Il fatto è che le denunce di natura politica dal 2015 non sono mai venute meno. A cominciare dalle richieste dell’ex magistrato Felice Casson che nel 2017 chiese a Brugnaro di percorrere la via del blind trust, il che venne fatto, ma in modo inefficace secondo gli investigatori. Nel 2018 Brugnaro diede vita a una sceneggiata durante un pirotecnico consiglio comunale che gli chiedeva di giustificarsi per le trattative legate ai terreni dei Pili, che voleva alienare. In quella occasione parlò per tre quarti d’ora e poi se ne andò, senza assistere al dibattito, lasciando sullo scranno la coppa tricolore vinta l’anno precedente dalla sua squadra di basket, la Reyer. Rimase al suo posto, nonostante le polemiche.
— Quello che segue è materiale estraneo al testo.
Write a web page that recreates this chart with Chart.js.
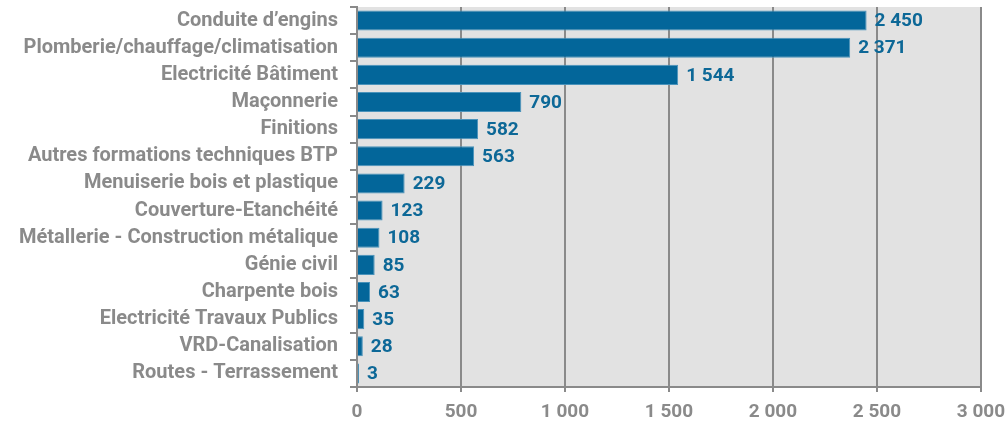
<!DOCTYPE html>
<html>
<head>
<meta charset="utf-8">
<script src="https://cdn.jsdelivr.net/npm/chart.js@4"></script>
<style>
  html, body { margin: 0; padding: 0; background: #fff; }
  #wrap { width: 1007px; height: 423px; position: relative; }
</style>
</head>
<body>
<div id="wrap"><canvas id="chart"></canvas></div>
<script>
const categories = [
  "Conduite d\u2019engins",
  "Plomberie/chauffage/climatisation",
  "Electricité Bâtiment",
  "Maçonnerie",
  "Finitions",
  "Autres formations techniques BTP",
  "Menuiserie bois et plastique",
  "Couverture-Etanchéité",
  "Métallerie - Construction métalique",
  "Génie civil",
  "Charpente bois",
  "Electricité Travaux Publics",
  "VRD-Canalisation",
  "Routes - Terrassement"
];
const values = [2450, 2371, 1544, 790, 582, 563, 229, 123, 108, 85, 63, 35, 28, 3];
const xTicks = [0, 500, 1000, 1500, 2000, 2500, 3000];

const FONT = "Roboto, 'Liberation Sans', sans-serif";
const GREY = "#8a8a8a";
const LINE = "#8a8a8a";
const BLUE = "#03669a";

const fmt = (v) => String(v).replace(/\B(?=(\d{3})+(?!\d))/g, " ");

// grey fill behind the plot area
const plotBg = {
  id: "plotBg",
  beforeDraw(chart) {
    const { ctx, chartArea: a } = chart;
    ctx.save();
    ctx.fillStyle = "#e2e2e2";
    ctx.fillRect(a.left, a.top, a.right - a.left, a.bottom - a.top);
    ctx.restore();
  }
};

// value labels at the end of each bar
const valueLabels = {
  id: "valueLabels",
  afterDatasetsDraw(chart) {
    const { ctx } = chart;
    const meta = chart.getDatasetMeta(0);
    ctx.save();
    ctx.font = "bold 19px " + FONT;
    ctx.fillStyle = "#0d6897";
    ctx.textBaseline = "middle";
    ctx.textAlign = "left";
    meta.data.forEach((bar, i) => {
      ctx.fillText(fmt(values[i]), bar.x + 8, bar.y + 1);
    });
    ctx.restore();
  }
};

new Chart(document.getElementById("chart"), {
  type: "bar",
  data: {
    labels: categories,
    datasets: [{
      data: values,
      backgroundColor: BLUE,
      borderColor: "#4a93bb",
      borderWidth: 1,
      minBarLength: 2,
      categoryPercentage: 1,
      barPercentage: 0.74
    }]
  },
  options: {
    indexAxis: "y",
    responsive: true,
    maintainAspectRatio: false,
    animation: false,
    layout: { padding: { top: 7, right: 26, left: 0, bottom: 0 } },
    plugins: {
      legend: { display: false },
      tooltip: { enabled: false }
    },
    scales: {
      x: {
        min: 0,
        max: 3000,
        afterBuildTicks: (s) => { s.ticks = xTicks.map((v) => ({ value: v })); },
        afterFit: (s) => { s.height = 36; s.paddingLeft = 0; s.paddingRight = 0; },
        ticks: {
          color: GREY,
          font: { family: FONT, size: 19, weight: "bold" },
          padding: 9,
          callback: (v) => fmt(v)
        },
        grid: { color: LINE, lineWidth: 2, tickLength: 5, tickColor: LINE },
        border: { color: LINE, width: 2 }
      },
      y: {
        afterFit: (s) => { s.width = 357; s.paddingTop = 0; s.paddingBottom = 0; },
        ticks: {
          color: GREY,
          font: { family: FONT, size: 20, weight: "bold" },
          padding: 12,
          autoSkip: false
        },
        grid: { drawOnChartArea: false, color: LINE, tickLength: 7, lineWidth: 2, offset: true },
        border: { color: LINE, width: 2 }
      }
    }
  },
  plugins: [plotBg, valueLabels]
});
</script>
</body>
</html>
Adesso che quei fatti sono stati ricostruiti dai finanzieri e dai pubblici ministeri, con il sigillo del gip, le minoranze chiedono le dimissioni del sindaco e della giunta, anche perché le accuse a Boraso di aver incassato bustarelle mascherate da consulenze professionali, sono troppe per non chiamare in causa la gestione della macchina comunale.
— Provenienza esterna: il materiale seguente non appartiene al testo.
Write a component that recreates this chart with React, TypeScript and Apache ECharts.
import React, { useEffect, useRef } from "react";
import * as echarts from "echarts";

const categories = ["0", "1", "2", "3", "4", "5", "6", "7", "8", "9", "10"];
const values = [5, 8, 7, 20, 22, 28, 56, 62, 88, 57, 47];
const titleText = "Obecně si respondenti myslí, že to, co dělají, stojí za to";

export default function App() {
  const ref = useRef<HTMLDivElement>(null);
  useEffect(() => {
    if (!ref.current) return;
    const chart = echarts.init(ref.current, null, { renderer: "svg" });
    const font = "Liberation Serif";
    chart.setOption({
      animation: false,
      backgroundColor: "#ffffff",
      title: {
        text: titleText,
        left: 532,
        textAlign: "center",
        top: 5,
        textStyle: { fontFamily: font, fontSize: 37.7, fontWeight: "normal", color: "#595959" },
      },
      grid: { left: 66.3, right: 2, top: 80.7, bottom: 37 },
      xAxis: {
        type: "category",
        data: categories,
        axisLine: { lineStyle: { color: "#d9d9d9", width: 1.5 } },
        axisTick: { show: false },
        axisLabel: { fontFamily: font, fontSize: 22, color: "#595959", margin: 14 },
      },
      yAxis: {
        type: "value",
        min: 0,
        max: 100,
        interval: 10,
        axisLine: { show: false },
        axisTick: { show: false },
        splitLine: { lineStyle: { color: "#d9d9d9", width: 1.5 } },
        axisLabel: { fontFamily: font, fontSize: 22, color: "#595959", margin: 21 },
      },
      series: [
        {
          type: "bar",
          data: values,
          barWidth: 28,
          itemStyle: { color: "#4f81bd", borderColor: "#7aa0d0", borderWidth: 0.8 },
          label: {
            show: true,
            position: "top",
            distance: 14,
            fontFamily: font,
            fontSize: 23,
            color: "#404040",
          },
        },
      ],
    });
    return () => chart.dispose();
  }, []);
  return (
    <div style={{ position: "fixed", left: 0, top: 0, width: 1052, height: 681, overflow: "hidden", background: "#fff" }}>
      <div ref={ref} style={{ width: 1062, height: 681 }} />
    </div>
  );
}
Brugnaro ha concesso lo svolgimento del consiglio comunale straordinario, ma ha già preso le sue precauzioni. Ha compattato il centrodestra, anche se Fratelli d’Italia ha presentato qualche giorno fa un paio di richieste per sospendere gli indagati dalle loro funzioni, ai vertici del Comune e di alcune società partecipate. Per ora il sindaco ha assunto le deleghe sulla mobilità già affidate a Boraso e non ha preso altri provvedimenti nei confronti dei dirigenti indagati. La scelta di convocare il consiglio nella sede municipale di Mestre, di venerdì mattina (giorno di mercato), anziché a Ca’ Farsetti a Venezia, sembra dettata dall’intenzione di limitare il flusso di cittadini, visti gli spazi più angusti. I partiti di opposizione hanno invece chiesto una partecipazione di massa per sostenere la richiesta di dimissioni.
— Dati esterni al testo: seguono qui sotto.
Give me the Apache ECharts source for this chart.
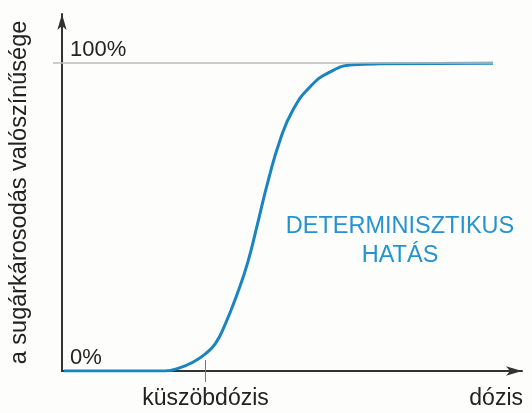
<!DOCTYPE html>
<html>
<head>
<meta charset="utf-8">
<script src="https://cdn.jsdelivr.net/npm/echarts@6/dist/echarts.min.js"></script>
<style>
  html, body { margin: 0; padding: 0; background: #fdfdfb; }
  #main { width: 532px; height: 413px; }
</style>
</head>
<body>
<div id="main"></div>
<script>
// dose (0..100) and probability (%)
var doseValues = [0.4, 19.1, 22.4, 25.7, 28.5, 31.1, 33.3, 35.4, 38, 40.4, 42.6, 44.8, 47.4, 50.2, 53.9, 58.3, 63.3, 69.1, 93.7];
var probValues = [0, 0, 0, 1.1, 2.9, 5.5, 8.8, 14.9, 24.7, 35.4, 48.4, 61.7, 75, 84.8, 92.3, 97.2, 99.5, 99.8, 100];
var thresholdDose = [31.2];
var yTicks = [0, 100];
var yTickLabels = ['0%', '100%'];

var font = "'Liberation Sans', Arial, sans-serif";
var blue = '#1a84bf';

var myChart = echarts.init(document.getElementById('main'));

var points = [];
for (var i = 0; i < doseValues.length; i++) {
    points.push([doseValues[i], probValues[i]]);
}

var option = {
    backgroundColor: '#fdfdfb',
    animation: false,
    grid: { left: 62, right: 10, top: 14, bottom: 42 },
    xAxis: [
        {
            type: 'value',
            min: 0,
            max: 100,
            name: 'dózis',
            nameLocation: 'end',
            nameGap: 1,
            nameTextStyle: { fontFamily: font, fontSize: 23, color: '#222', align: 'right', verticalAlign: 'top', padding: [16, 0, 0, 0] },
            splitLine: { show: false },
            axisLine: { lineStyle: { color: '#333', width: 2 }, symbol: ['none', 'arrow'], symbolSize: [7, 16] },
            axisTick: { show: true, customValues: thresholdDose, length: 11, lineStyle: { color: '#777', width: 1 } },
            axisLabel: { customValues: thresholdDose, formatter: function () { return 'küszöbdózis'; }, fontFamily: font, fontSize: 23, color: '#222', margin: 16 }
        },
        {
            type: 'value',
            position: 'bottom',
            min: 0,
            max: 100,
            splitLine: { show: false },
            axisLine: { show: false },
            axisTick: { show: true, inside: true, customValues: thresholdDose, length: 11, lineStyle: { color: '#777', width: 1 } },
            axisLabel: { show: false }
        }
    ],
    yAxis: {
        type: 'value',
        min: 0,
        max: 116,
        name: 'a sugárkárosodás valószínűsége',
        nameLocation: 'middle',
        nameGap: 30,
        nameTextStyle: { fontFamily: font, fontSize: 23.5, color: '#222' },
        splitLine: { show: false },
        axisLine: { lineStyle: { color: '#333', width: 2 }, symbol: ['none', 'arrow'], symbolSize: [7, 16] },
        axisTick: { show: true, customValues: [100], length: 9, lineStyle: { color: '#bbb', width: 1.5 } },
        axisLabel: {
            inside: true,
            customValues: yTicks,
            formatter: function (v) { return yTickLabels[yTicks.indexOf(v)]; },
            fontFamily: font, fontSize: 22, color: '#222',
            verticalAlign: 'bottom',
            padding: [0, 0, 2, 0],
            margin: 8
        }
    },
    graphic: [
        {
            type: 'text',
            x: 400,
            y: 212,
            style: {
                text: 'DETERMINISZTIKUS\nHATÁS',
                font: '23.5px ' + font,
                fill: '#2593d0',
                align: 'center',
                lineHeight: 29
            }
        }
    ],
    series: [
        {
            type: 'line',
            data: points,
            smooth: true,
            showSymbol: false,
            lineStyle: { color: blue, width: 3 },
            markLine: {
                silent: true,
                symbol: 'none',
                label: { show: false },
                lineStyle: { color: '#bbb', width: 1.5, type: 'solid' },
                data: [[{ coord: [0, 100] }, { coord: [93.7, 100] }]]
            },
            z: 3
        }
    ]
};

myChart.setOption(option);
</script>
</body>
</html>
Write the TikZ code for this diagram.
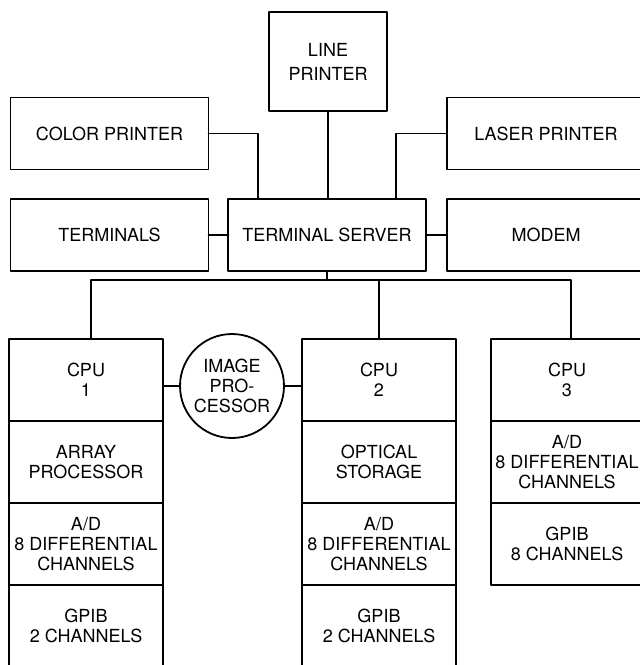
\documentclass[tikz,border=0pt]{standalone}
\usepackage{fontspec}
\setmainfont{TeX Gyre Heros}
\usetikzlibrary{positioning, calc}

\begin{document}
\begin{tikzpicture}[
    x=1pt, y=-1pt,
    line cap=round,
    line join=round,
    every node/.style={font=\fontsize{18}{20}\selectfont},
    unit/.style={draw, line width=1.8pt, inner sep=0pt, outer sep=0pt, align=center},
    periph/.style={unit, minimum width=198pt, minimum height=72pt},
    cell/.style={unit, minimum width=#1, minimum height=82pt},
    cell/.default=154pt,
    link/.style={line width=1.8pt},
]

% ── Page frame (reference proportions) ──────────────────────────────────────
\useasboundingbox (0,0) rectangle (640,665);

% ── Terminal server and peripherals ─────────────────────────────────────────
\node[unit, minimum width=118pt, minimum height=99pt,
      font=\fontsize{18}{24}\selectfont] (lprn) at (328,61.5) {LINE\\PRINTER};
\node[periph] (cprn)  at (109.5,133.5) {COLOR PRINTER};
\node[periph] (lsrp)  at (546,133.5)   {LASER PRINTER};
\node[periph] (term)  at (109.5,235)   {TERMINALS};
\node[periph] (tsrv)  at (327,235)     {TERMINAL SERVER};
\node[periph] (modem) at (546,235)     {MODEM};

% drops onto the top of the terminal server
\coordinate (tsL) at ($(tsrv.north west)!0.15!(tsrv.north east)$);
\coordinate (tsR) at ($(tsrv.north west)!0.85!(tsrv.north east)$);

\draw[link] (cprn.east) -| (tsL);
\draw[link] (lsrp.west) -| (tsR);
\draw[link] (lprn.south) -- (lprn.south |- tsrv.north);
\draw[link] (term) -- (tsrv);
\draw[link] (tsrv) -- (modem);

% ── CPU 1 column ────────────────────────────────────────────────────────────
\node[cell] (cpuA) at (86,380) {CPU\\1};
\node[cell, below=0pt of cpuA] (arrA) {ARRAY\\PROCESSOR};
\node[cell, below=0pt of arrA] (adA)  {A/D\\8 DIFFERENTIAL\\CHANNELS};
\node[cell, below=0pt of adA]  (gpA)  {GPIB\\2 CHANNELS};

% ── CPU 2 column ────────────────────────────────────────────────────────────
\node[cell] (cpuB) at (379,380) {CPU\\2};
\node[cell, below=0pt of cpuB] (optB) {OPTICAL\\STORAGE};
\node[cell, below=0pt of optB] (adB)  {A/D\\8 DIFFERENTIAL\\CHANNELS};
\node[cell, below=0pt of adB]  (gpB)  {GPIB\\2 CHANNELS};

% ── CPU 3 column (runs off the right edge) ──────────────────────────────────
\node[cell=152pt] (cpuC) at (567,380) {CPU\\3};
\node[cell=152pt, below=0pt of cpuC] (adC) {A/D\\8 DIFFERENTIAL\\CHANNELS};
\node[cell=152pt, below=0pt of adC]  (gpC) {GPIB\\8 CHANNELS};

% ── Image processor between CPU 1 and CPU 2 ─────────────────────────────────
\node[unit, circle, minimum size=104pt] (imgp) at (232,386) {IMAGE\\PRO-\\CESSOR};
\draw[link] (imgp.west) -- (imgp.west -| cpuA.east);
\draw[link] (imgp.east) -- (imgp.east -| cpuB.west);

% ── Bus from terminal server to the CPUs ────────────────────────────────────
\coordinate (bus) at (327,280);
\draw[link] (tsrv.south) -- (bus);
\draw[link] ($(cpuA.north)+(5,0)$) |- (bus) -| ($(cpuC.north)+(4,0)$);
\draw[link] (cpuB.north) -- (cpuB.north |- bus);

\end{tikzpicture}
\end{document}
Nel frattempo i difensori di Boraso ne hanno chiesto la scarcerazione, perché a seguito delle dimissioni dall’incarico non sarebbe più in grado di reiterare i reati di corruzione che gli vengono contestati. Tra bustarelle incassate o richieste, si arriva a una cifra di circa 800mila euro, mentre le fatturazioni fasulle sarebbero pari a mezzo milione di euro. Il Tribunale del riesame di Venezia ha confermato l’arresto in carcere respingendo il ricorso. Ha invece modificato in semplice detenzione domiciliare il provvedimento a carico dell’imprenditore Fabrizio Ormenese. E’ stata scarcerata la dirigente I.VE (Immobiliare Veneziana) Alessandra Bolognin. L’ordinanza nei suoi confronti è stata annullata dopo che il difensore, avvocato Carmela Parziale, ha depositato la trascrizione integrale di un’intercettazione, da cui risultava che la sua assistita non era presente nel momento in cui Boraso e Ormenese parlavano di soldi in relazione a una compravendita immobiliare. La Bolognin in quel momento si era assentata dalla stanza, per reperire alcuni documenti. Siccome proprio il riferimento al denaro era stato individuato dal gip quale “discrimine” dell’accusa di corruzione, l’avvocato Parziale ha sostenuto la mancanza di consapevolezza dell’accordo corruttivo. Confermati i domiciliari per gli imprenditori Marco Rossini e Matteo Volpato.